Judy Glickman Lauder is a photographer, humanitarian, and philanthropist. Her books include Upon Reflection: Photographs by Judy Ellis Glickman (2012), as well as a book on the work of her father, For the Love of It: The Photography of Irving Bennett Ellis (2008). Her work is held in private collections and public institutions around the world, including the J. Paul Getty Museum, Los Angeles; Whitney Museum of American Art, New York; United States Holocaust Memorial Museum, Washington, DC; and Danish Jewish Museum, Copenhagen. Glickman Lauder’s work is the subject of two traveling exhibitions, Holocaust: The Presence of the Past and Resistance and Rescue: Denmark’s Response to the Holocaust, which have been shown at more than 150 institutions around the world.

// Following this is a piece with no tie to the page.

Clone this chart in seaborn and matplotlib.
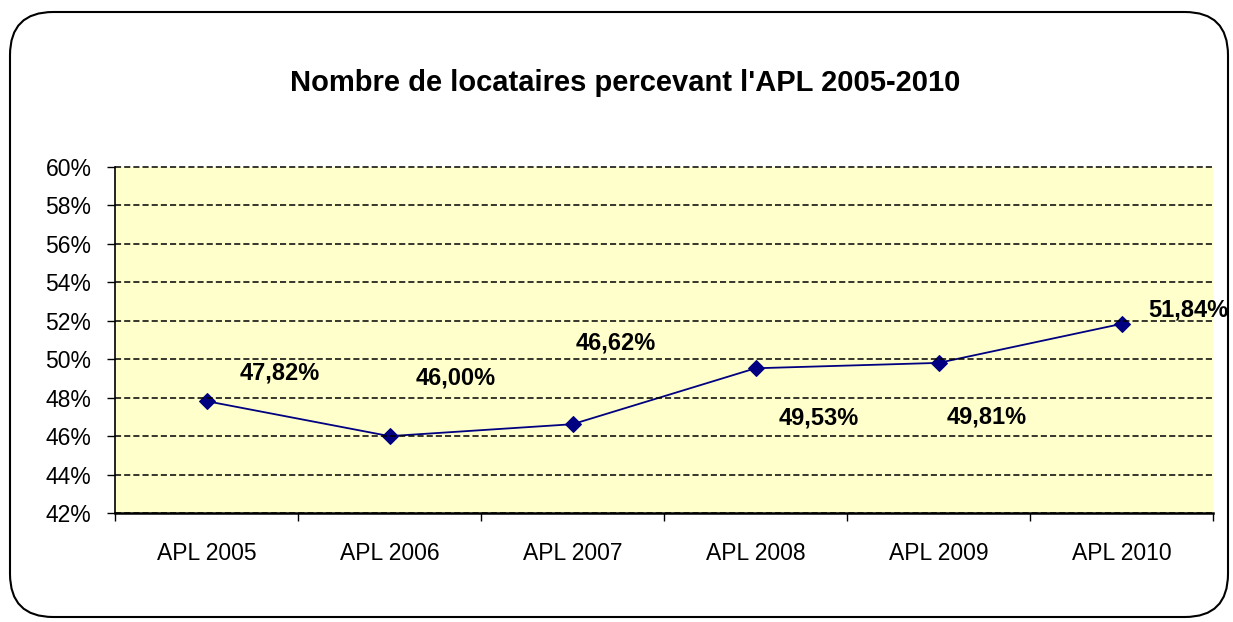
import seaborn as sns
import numpy as np
import pandas as pd
from matplotlib import pyplot as plt
from matplotlib.patches import FancyBboxPatch
from matplotlib.ticker import FixedLocator, NullFormatter

years = ['APL 2005', 'APL 2006', 'APL 2007', 'APL 2008', 'APL 2009', 'APL 2010']
share = [47.82, 46.00, 46.62, 49.53, 49.81, 51.84]
labels = ['47,82%', '46,00%', '46,62%', '49,53%', '49,81%', '51,84%']
# label offsets in pixels (dx, dy) relative to each point
offsets = [(73, 28), (66, 58), (43, 81), (63, -50), (48, -54), (67, 14)]

sns.set_style('white')
plt.rcParams['font.family'] = ['Liberation Sans', 'DejaVu Sans']
plt.rcParams['text.color'] = 'black'
plt.rcParams['xtick.color'] = 'black'
plt.rcParams['ytick.color'] = 'black'

df = pd.DataFrame({'annee': years, 'part': share})

fig = plt.figure(figsize=(12.33, 6.22), dpi=100)
ax = fig.add_axes([0.0933, 0.1752, 0.8905, 0.5563])

# rounded frame around the chart
frame = FancyBboxPatch((10 / 1233, 5 / 622), 1218 / 1233, 605 / 622,
                       boxstyle='round,pad=0,rounding_size=0.035',
                       transform=fig.transFigure, fill=False,
                       edgecolor='black', linewidth=1.5, mutation_aspect=1233 / 622)
fig.patches.append(frame)

ax.set_facecolor('#FFFFCC')
sns.lineplot(data=df, x='annee', y='part', ax=ax, color='#000080',
             marker='D', markersize=8, markeredgecolor='#000080', linewidth=1.3)

for i, (lab, (dx, dy)) in enumerate(zip(labels, offsets)):
    ax.annotate(lab, (i, share[i]), xytext=(dx, dy), textcoords='offset pixels',
                ha='center', va='center', fontsize=17, fontweight='bold', color='black')

ax.set_ylim(42, 60)
ax.set_xlim(-0.5, len(years) - 0.5)
ax.set_yticks(np.arange(42, 61, 2))
ax.set_yticklabels([f'{v}%' for v in range(42, 61, 2)], fontsize=16.5)
ax.yaxis.grid(True, color='black', linestyle=(0, (4, 2)), linewidth=1.1)
ax.set_axisbelow(False)
for gl in ax.yaxis.get_gridlines():
    gl.set_clip_on(False)

ax.set_xticks(range(len(years)))
ax.set_xticklabels(years, fontsize=16.5)
ax.tick_params(axis='x', which='major', bottom=True, length=0, pad=21)
ax.xaxis.set_minor_locator(FixedLocator(np.arange(-0.5, len(years), 1.0)))
ax.xaxis.set_minor_formatter(NullFormatter())
ax.tick_params(axis='x', which='minor', bottom=True, length=6, width=1, direction='out')
ax.tick_params(axis='y', left=True, length=6, width=1, direction='out', pad=11)

ax.set_xlabel('')
ax.set_ylabel('')
for s in ['top', 'right']:
    ax.spines[s].set_visible(False)
ax.spines['left'].set_color('black')
ax.spines['left'].set_linewidth(1.2)
ax.spines['bottom'].set_color('black')
ax.spines['bottom'].set_linewidth(1.8)

fig.text(0.507, 0.866, "Nombre de locataires percevant l'APL 2005-2010",
         ha='center', va='center', fontsize=21, fontweight='bold')

fig.savefig('out.png', dpi=100)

Elie Wiesel was one of the most influential voices for remembering and understanding the Holocaust. A Nobel Laureate, he was the author of more than fifty books, including Night, a work based on his experiences as a prisoner in Auschwitz and Buchenwald. He died in 2016, at the age of eighty-seven.
Michael Berenbaum is director of the Sigi Ziering Institute: Exploring the Ethical and Religious Implications of the Holocaust, American Jewish University, Los Angeles. He played a leading role in the creation of the United States Holocaust Memorial Museum, Washington, DC, and the content of its permanent exhibition. Berenbaum is also a rabbi, the author of numerous books, and executive editor of the twenty-two volume Encyclopaedia Judaica, 2nd edition (2006).
Judith S. Goldstein is an author, a historian, and a human rights leader. She holds a PhD in history from Columbia University. In 1997, she founded the international educational organization Humanity in Action.